Obrigado Raul! É... confesso que há uma caráter de crônica mesmo rsrs. Bem, espero tê-lo por aqui dividindo pensamentos comigo e com os demais. Um grande abraço, mais uma vez obrigado, PH.

Arafat disse...

O amor é uma coisa louca mesmo, quando nos entregamos a ele, sai de baixo!!! como diz em Minas. Mas não é só a visão que é afetada,são todos os sentidos...só se ouve o q se quer,as coisas mudam de sabor todas tem o sabor do amor!!! A vida se enche de cores e ficamos ensandecidos!!! Tá explicado!!! É a loucura que acompanha!!!

Como é bom morrer de amor e continuar vivendo!!!

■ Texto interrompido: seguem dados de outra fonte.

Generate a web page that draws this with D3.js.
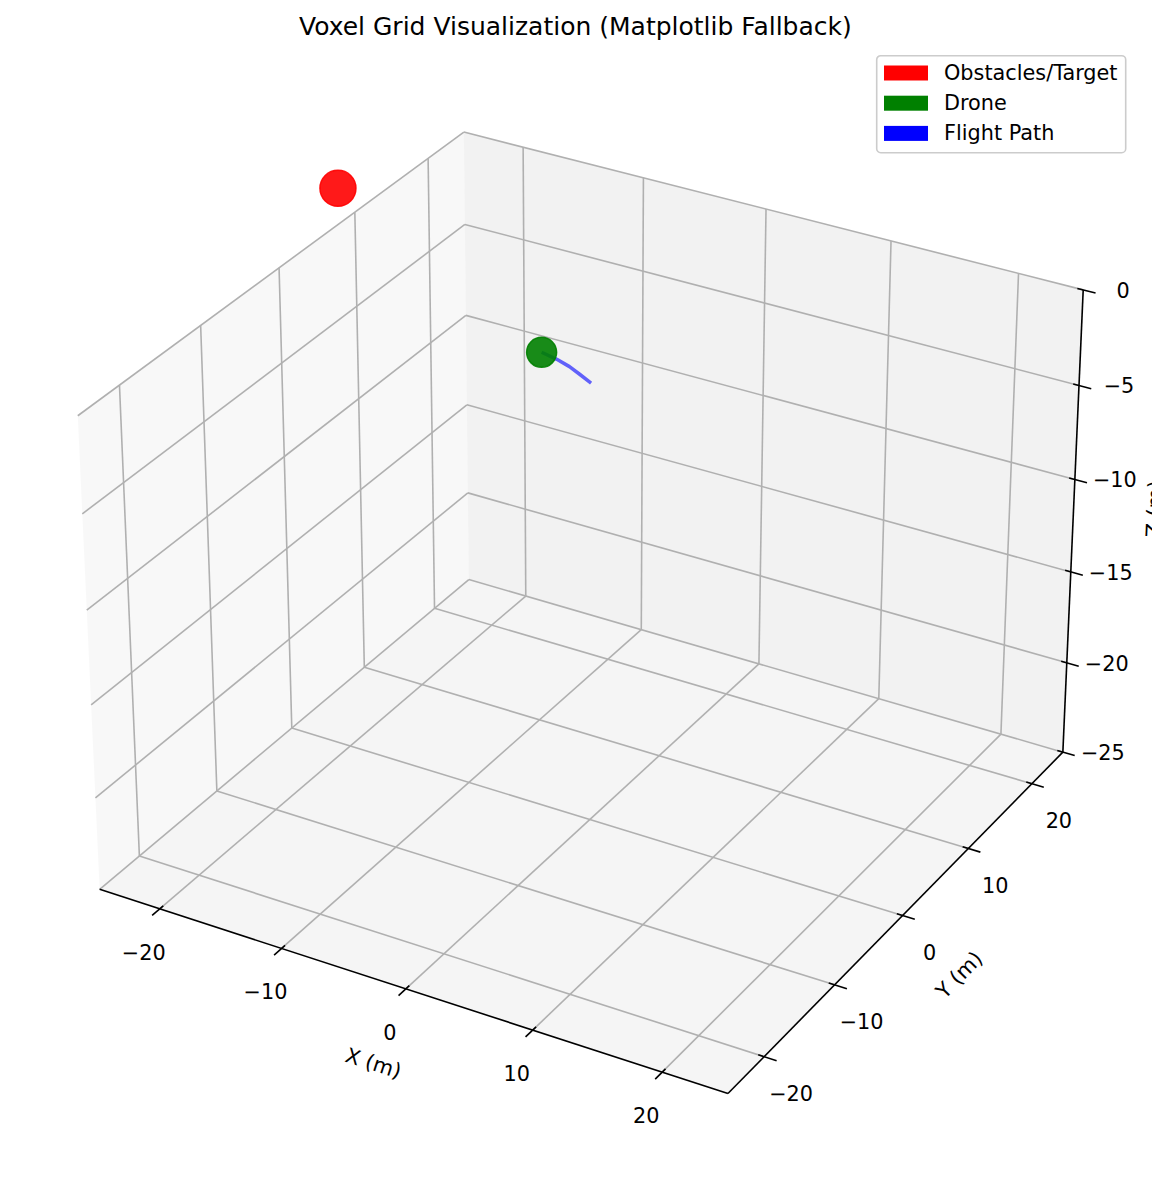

Parabéns Paulo Henrique por mais um texto belíssimo!!

Unknown disse...

Lindas palavras, Arafat! Obrigado pelo comentário! Grande abraço, PH.

Carla Martins disse...

O texto é, sem dúvida alguma, excelente. Contudo, na minha opinião de simples mortal (e não-filósofa rs), eu diria que o comportamento descrito como sendo do amor, me faz pensar na paixão, algo avassalador. Acredito que o amor seja fruto do amadurecimento da pessoa e do relacionamento.
Muitas vezes nos empolgamos e, como o sentimento está tão intenso, o denominamos como amor. Porém, este sentimento pode ser algo cego e muitas vezes egoísta e exigente. Podendo, algumas vezes, não passar de atração física, de tesão. Entretanto, pode ser que a empolgação evolua e transforme-se em algo mais sereno. Acredito que o amor seja assim: sereno, respeitoso, companheiro, amigo. Acredito que o amor enxergue bem mas sabe ouvir, refletir, respeitar ao próximo e a si mesmo.

Unknown disse...

Carlinha,
Que prazer ver você aqui no blog. Adorei o comentário e concordo muito com a distinção feita por você. Dizem que o amor pode ser "fogo de palha". Acho que é sobre isso que a sua observação diz respeito e que nos convida para uma reflexão demorada. Sem dúvida o amor tem que saber ouvir, refletir, respeitar e ser respeitado, como você tão bem caracterizou. Seu raciocínio é muito instigante: como pode ser o amor guiado pela loucura, se ele deveria ser sereno?
Obrigado pelo comentário e te espero por aqui mais vezes, Bj, PH.